→ **Short task**: Emit the data below verbatim, stripping out any pictures.

┌────────

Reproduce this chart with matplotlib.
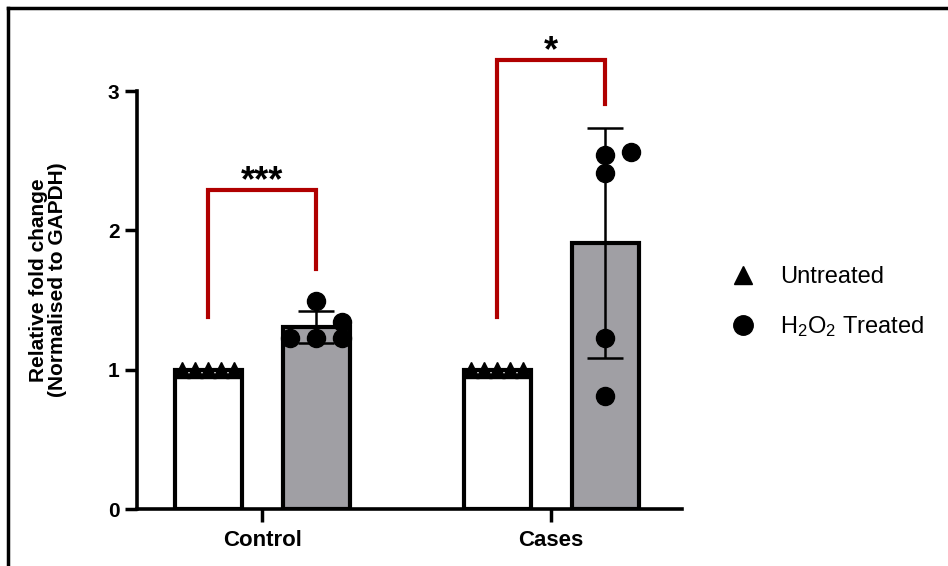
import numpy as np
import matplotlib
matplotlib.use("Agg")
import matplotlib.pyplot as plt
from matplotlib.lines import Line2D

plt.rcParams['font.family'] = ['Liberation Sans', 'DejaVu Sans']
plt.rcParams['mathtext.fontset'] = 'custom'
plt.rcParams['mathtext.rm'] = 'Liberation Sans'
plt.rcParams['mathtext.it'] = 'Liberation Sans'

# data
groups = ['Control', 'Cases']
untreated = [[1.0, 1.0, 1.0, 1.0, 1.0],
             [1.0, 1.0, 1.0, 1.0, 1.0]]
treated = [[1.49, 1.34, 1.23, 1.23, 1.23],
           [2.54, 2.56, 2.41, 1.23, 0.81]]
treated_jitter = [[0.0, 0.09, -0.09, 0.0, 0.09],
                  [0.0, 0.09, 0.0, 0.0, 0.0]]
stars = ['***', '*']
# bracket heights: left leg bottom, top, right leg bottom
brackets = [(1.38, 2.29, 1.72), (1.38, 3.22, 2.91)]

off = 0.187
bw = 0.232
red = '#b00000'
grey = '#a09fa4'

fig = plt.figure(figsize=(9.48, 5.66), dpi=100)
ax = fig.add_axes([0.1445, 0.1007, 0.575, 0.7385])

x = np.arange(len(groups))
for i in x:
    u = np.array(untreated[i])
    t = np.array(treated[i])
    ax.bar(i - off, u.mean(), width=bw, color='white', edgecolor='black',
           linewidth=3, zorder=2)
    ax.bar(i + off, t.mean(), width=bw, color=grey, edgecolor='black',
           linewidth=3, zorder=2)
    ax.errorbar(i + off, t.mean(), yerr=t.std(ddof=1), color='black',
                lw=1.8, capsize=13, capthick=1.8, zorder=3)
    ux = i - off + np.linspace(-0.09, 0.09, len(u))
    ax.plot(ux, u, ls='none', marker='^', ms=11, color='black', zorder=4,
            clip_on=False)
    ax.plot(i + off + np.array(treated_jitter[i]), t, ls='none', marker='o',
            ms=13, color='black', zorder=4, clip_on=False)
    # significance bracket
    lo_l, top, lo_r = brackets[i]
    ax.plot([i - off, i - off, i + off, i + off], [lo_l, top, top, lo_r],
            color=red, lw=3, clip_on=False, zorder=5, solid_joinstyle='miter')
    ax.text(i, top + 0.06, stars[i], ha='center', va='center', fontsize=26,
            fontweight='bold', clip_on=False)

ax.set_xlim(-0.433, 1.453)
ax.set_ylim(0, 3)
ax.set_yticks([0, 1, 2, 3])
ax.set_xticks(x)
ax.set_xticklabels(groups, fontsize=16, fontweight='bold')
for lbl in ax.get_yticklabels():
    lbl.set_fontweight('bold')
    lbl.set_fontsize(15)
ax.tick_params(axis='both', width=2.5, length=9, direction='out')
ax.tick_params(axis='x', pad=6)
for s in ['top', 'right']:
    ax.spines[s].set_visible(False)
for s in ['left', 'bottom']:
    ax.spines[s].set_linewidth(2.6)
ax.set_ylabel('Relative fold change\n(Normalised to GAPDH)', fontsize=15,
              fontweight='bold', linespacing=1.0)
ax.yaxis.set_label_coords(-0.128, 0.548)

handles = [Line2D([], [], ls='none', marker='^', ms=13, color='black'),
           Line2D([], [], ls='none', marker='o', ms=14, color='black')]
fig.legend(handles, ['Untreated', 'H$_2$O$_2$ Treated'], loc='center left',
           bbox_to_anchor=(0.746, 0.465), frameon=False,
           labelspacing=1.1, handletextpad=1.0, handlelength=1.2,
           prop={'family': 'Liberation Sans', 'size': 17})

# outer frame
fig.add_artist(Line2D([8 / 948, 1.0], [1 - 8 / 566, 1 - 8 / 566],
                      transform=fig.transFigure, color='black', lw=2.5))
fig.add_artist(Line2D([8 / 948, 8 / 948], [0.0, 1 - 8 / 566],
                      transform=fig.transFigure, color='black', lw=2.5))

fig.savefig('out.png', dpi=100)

└────────

→ **Exercise response**:
Reproduce this chart with matplotlib.
import numpy as np
import matplotlib
matplotlib.use("Agg")
import matplotlib.pyplot as plt
from matplotlib.lines import Line2D

plt.rcParams['font.family'] = ['Liberation Sans', 'DejaVu Sans']
plt.rcParams['mathtext.fontset'] = 'custom'
plt.rcParams['mathtext.rm'] = 'Liberation Sans'
plt.rcParams['mathtext.it'] = 'Liberation Sans'

# data
groups = ['Control', 'Cases']
untreated = [[1.0, 1.0, 1.0, 1.0, 1.0],
             [1.0, 1.0, 1.0, 1.0, 1.0]]
treated = [[1.49, 1.34, 1.23, 1.23, 1.23],
           [2.54, 2.56, 2.41, 1.23, 0.81]]
treated_jitter = [[0.0, 0.09, -0.09, 0.0, 0.09],
                  [0.0, 0.09, 0.0, 0.0, 0.0]]
stars = ['***', '*']
# bracket heights: left leg bottom, top, right leg bottom
brackets = [(1.38, 2.29, 1.72), (1.38, 3.22, 2.91)]

off = 0.187
bw = 0.232
red = '#b00000'
grey = '#a09fa4'

fig = plt.figure(figsize=(9.48, 5.66), dpi=100)
ax = fig.add_axes([0.1445, 0.1007, 0.575, 0.7385])

x = np.arange(len(groups))
for i in x:
    u = np.array(untreated[i])
    t = np.array(treated[i])
    ax.bar(i - off, u.mean(), width=bw, color='white', edgecolor='black',
           linewidth=3, zorder=2)
    ax.bar(i + off, t.mean(), width=bw, color=grey, edgecolor='black',
           linewidth=3, zorder=2)
    ax.errorbar(i + off, t.mean(), yerr=t.std(ddof=1), color='black',
                lw=1.8, capsize=13, capthick=1.8, zorder=3)
    ux = i - off + np.linspace(-0.09, 0.09, len(u))
    ax.plot(ux, u, ls='none', marker='^', ms=11, color='black', zorder=4,
            clip_on=False)
    ax.plot(i + off + np.array(treated_jitter[i]), t, ls='none', marker='o',
            ms=13, color='black', zorder=4, clip_on=False)
    # significance bracket
    lo_l, top, lo_r = brackets[i]
    ax.plot([i - off, i - off, i + off, i + off], [lo_l, top, top, lo_r],
            color=red, lw=3, clip_on=False, zorder=5, solid_joinstyle='miter')
    ax.text(i, top + 0.06, stars[i], ha='center', va='center', fontsize=26,
            fontweight='bold', clip_on=False)

ax.set_xlim(-0.433, 1.453)
ax.set_ylim(0, 3)
ax.set_yticks([0, 1, 2, 3])
ax.set_xticks(x)
ax.set_xticklabels(groups, fontsize=16, fontweight='bold')
for lbl in ax.get_yticklabels():
    lbl.set_fontweight('bold')
    lbl.set_fontsize(15)
ax.tick_params(axis='both', width=2.5, length=9, direction='out')
ax.tick_params(axis='x', pad=6)
for s in ['top', 'right']:
    ax.spines[s].set_visible(False)
for s in ['left', 'bottom']:
    ax.spines[s].set_linewidth(2.6)
ax.set_ylabel('Relative fold change\n(Normalised to GAPDH)', fontsize=15,
              fontweight='bold', linespacing=1.0)
ax.yaxis.set_label_coords(-0.128, 0.548)

handles = [Line2D([], [], ls='none', marker='^', ms=13, color='black'),
           Line2D([], [], ls='none', marker='o', ms=14, color='black')]
fig.legend(handles, ['Untreated', 'H$_2$O$_2$ Treated'], loc='center left',
           bbox_to_anchor=(0.746, 0.465), frameon=False,
           labelspacing=1.1, handletextpad=1.0, handlelength=1.2,
           prop={'family': 'Liberation Sans', 'size': 17})

# outer frame
fig.add_artist(Line2D([8 / 948, 1.0], [1 - 8 / 566, 1 - 8 / 566],
                      transform=fig.transFigure, color='black', lw=2.5))
fig.add_artist(Line2D([8 / 948, 8 / 948], [0.0, 1 - 8 / 566],
                      transform=fig.transFigure, color='black', lw=2.5))

fig.savefig('out.png', dpi=100)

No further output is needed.